** Start **
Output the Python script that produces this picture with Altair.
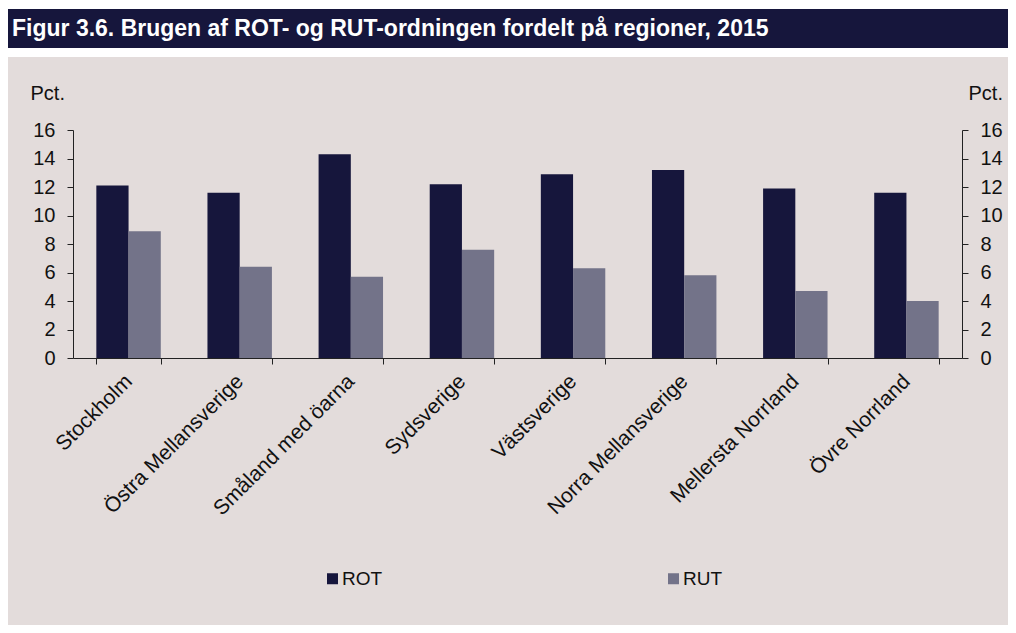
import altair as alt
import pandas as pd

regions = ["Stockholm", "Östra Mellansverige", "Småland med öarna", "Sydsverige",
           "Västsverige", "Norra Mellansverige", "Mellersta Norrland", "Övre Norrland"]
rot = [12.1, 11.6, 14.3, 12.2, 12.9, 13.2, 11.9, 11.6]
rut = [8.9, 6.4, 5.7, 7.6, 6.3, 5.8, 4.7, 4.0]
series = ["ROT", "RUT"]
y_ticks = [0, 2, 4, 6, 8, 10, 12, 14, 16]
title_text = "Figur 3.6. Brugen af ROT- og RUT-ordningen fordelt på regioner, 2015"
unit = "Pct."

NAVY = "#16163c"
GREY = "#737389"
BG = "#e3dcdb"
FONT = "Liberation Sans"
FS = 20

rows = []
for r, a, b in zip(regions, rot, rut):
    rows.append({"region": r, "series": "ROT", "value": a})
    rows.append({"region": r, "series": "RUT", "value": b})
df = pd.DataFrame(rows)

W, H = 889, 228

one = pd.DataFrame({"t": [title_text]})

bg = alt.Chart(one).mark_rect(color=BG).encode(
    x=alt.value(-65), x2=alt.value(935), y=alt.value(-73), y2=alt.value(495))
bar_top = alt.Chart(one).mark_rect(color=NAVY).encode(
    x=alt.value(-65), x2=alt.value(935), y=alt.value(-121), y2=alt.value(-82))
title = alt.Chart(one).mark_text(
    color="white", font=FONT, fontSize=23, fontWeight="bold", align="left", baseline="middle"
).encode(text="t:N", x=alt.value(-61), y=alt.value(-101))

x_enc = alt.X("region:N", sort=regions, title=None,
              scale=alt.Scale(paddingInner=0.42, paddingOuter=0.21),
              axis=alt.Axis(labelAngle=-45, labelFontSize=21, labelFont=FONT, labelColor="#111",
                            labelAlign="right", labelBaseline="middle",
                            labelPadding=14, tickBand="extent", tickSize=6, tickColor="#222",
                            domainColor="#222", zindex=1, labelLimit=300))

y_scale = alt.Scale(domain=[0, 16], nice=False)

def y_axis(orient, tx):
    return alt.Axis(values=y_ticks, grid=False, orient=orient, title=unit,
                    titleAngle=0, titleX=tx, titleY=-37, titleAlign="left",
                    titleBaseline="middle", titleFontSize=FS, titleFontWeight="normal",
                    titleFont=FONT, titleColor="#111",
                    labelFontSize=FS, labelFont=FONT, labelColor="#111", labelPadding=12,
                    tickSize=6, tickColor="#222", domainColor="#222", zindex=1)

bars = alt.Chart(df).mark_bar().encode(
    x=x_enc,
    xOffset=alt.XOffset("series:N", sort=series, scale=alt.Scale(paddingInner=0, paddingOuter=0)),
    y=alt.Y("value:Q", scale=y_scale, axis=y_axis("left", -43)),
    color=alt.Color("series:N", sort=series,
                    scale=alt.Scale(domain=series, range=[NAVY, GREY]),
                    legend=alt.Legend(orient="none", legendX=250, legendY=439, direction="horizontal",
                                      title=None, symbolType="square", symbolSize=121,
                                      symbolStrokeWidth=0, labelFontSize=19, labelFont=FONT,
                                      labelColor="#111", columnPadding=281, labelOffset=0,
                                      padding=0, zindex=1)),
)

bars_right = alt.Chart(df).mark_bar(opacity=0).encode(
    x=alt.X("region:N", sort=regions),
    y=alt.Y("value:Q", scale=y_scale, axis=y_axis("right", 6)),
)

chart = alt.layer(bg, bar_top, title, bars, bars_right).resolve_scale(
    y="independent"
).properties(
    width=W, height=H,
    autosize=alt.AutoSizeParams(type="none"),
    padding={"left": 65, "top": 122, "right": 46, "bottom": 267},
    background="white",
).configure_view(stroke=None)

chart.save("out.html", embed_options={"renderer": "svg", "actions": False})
** End **
EXERCISE DETAILS:
Return each line of the data, keeping its wording exact and omitting pictures.

ANSWER TO THIS PROBLEM:
Output the Python script that produces this picture with Altair.
import altair as alt
import pandas as pd

regions = ["Stockholm", "Östra Mellansverige", "Småland med öarna", "Sydsverige",
           "Västsverige", "Norra Mellansverige", "Mellersta Norrland", "Övre Norrland"]
rot = [12.1, 11.6, 14.3, 12.2, 12.9, 13.2, 11.9, 11.6]
rut = [8.9, 6.4, 5.7, 7.6, 6.3, 5.8, 4.7, 4.0]
series = ["ROT", "RUT"]
y_ticks = [0, 2, 4, 6, 8, 10, 12, 14, 16]
title_text = "Figur 3.6. Brugen af ROT- og RUT-ordningen fordelt på regioner, 2015"
unit = "Pct."

NAVY = "#16163c"
GREY = "#737389"
BG = "#e3dcdb"
FONT = "Liberation Sans"
FS = 20

rows = []
for r, a, b in zip(regions, rot, rut):
    rows.append({"region": r, "series": "ROT", "value": a})
    rows.append({"region": r, "series": "RUT", "value": b})
df = pd.DataFrame(rows)

W, H = 889, 228

one = pd.DataFrame({"t": [title_text]})

bg = alt.Chart(one).mark_rect(color=BG).encode(
    x=alt.value(-65), x2=alt.value(935), y=alt.value(-73), y2=alt.value(495))
bar_top = alt.Chart(one).mark_rect(color=NAVY).encode(
    x=alt.value(-65), x2=alt.value(935), y=alt.value(-121), y2=alt.value(-82))
title = alt.Chart(one).mark_text(
    color="white", font=FONT, fontSize=23, fontWeight="bold", align="left", baseline="middle"
).encode(text="t:N", x=alt.value(-61), y=alt.value(-101))

x_enc = alt.X("region:N", sort=regions, title=None,
              scale=alt.Scale(paddingInner=0.42, paddingOuter=0.21),
              axis=alt.Axis(labelAngle=-45, labelFontSize=21, labelFont=FONT, labelColor="#111",
                            labelAlign="right", labelBaseline="middle",
                            labelPadding=14, tickBand="extent", tickSize=6, tickColor="#222",
                            domainColor="#222", zindex=1, labelLimit=300))

y_scale = alt.Scale(domain=[0, 16], nice=False)

def y_axis(orient, tx):
    return alt.Axis(values=y_ticks, grid=False, orient=orient, title=unit,
                    titleAngle=0, titleX=tx, titleY=-37, titleAlign="left",
                    titleBaseline="middle", titleFontSize=FS, titleFontWeight="normal",
                    titleFont=FONT, titleColor="#111",
                    labelFontSize=FS, labelFont=FONT, labelColor="#111", labelPadding=12,
                    tickSize=6, tickColor="#222", domainColor="#222", zindex=1)

bars = alt.Chart(df).mark_bar().encode(
    x=x_enc,
    xOffset=alt.XOffset("series:N", sort=series, scale=alt.Scale(paddingInner=0, paddingOuter=0)),
    y=alt.Y("value:Q", scale=y_scale, axis=y_axis("left", -43)),
    color=alt.Color("series:N", sort=series,
                    scale=alt.Scale(domain=series, range=[NAVY, GREY]),
                    legend=alt.Legend(orient="none", legendX=250, legendY=439, direction="horizontal",
                                      title=None, symbolType="square", symbolSize=121,
                                      symbolStrokeWidth=0, labelFontSize=19, labelFont=FONT,
                                      labelColor="#111", columnPadding=281, labelOffset=0,
                                      padding=0, zindex=1)),
)

bars_right = alt.Chart(df).mark_bar(opacity=0).encode(
    x=alt.X("region:N", sort=regions),
    y=alt.Y("value:Q", scale=y_scale, axis=y_axis("right", 6)),
)

chart = alt.layer(bg, bar_top, title, bars, bars_right).resolve_scale(
    y="independent"
).properties(
    width=W, height=H,
    autosize=alt.AutoSizeParams(type="none"),
    padding={"left": 65, "top": 122, "right": 46, "bottom": 267},
    background="white",
).configure_view(stroke=None)

chart.save("out.html", embed_options={"renderer": "svg", "actions": False})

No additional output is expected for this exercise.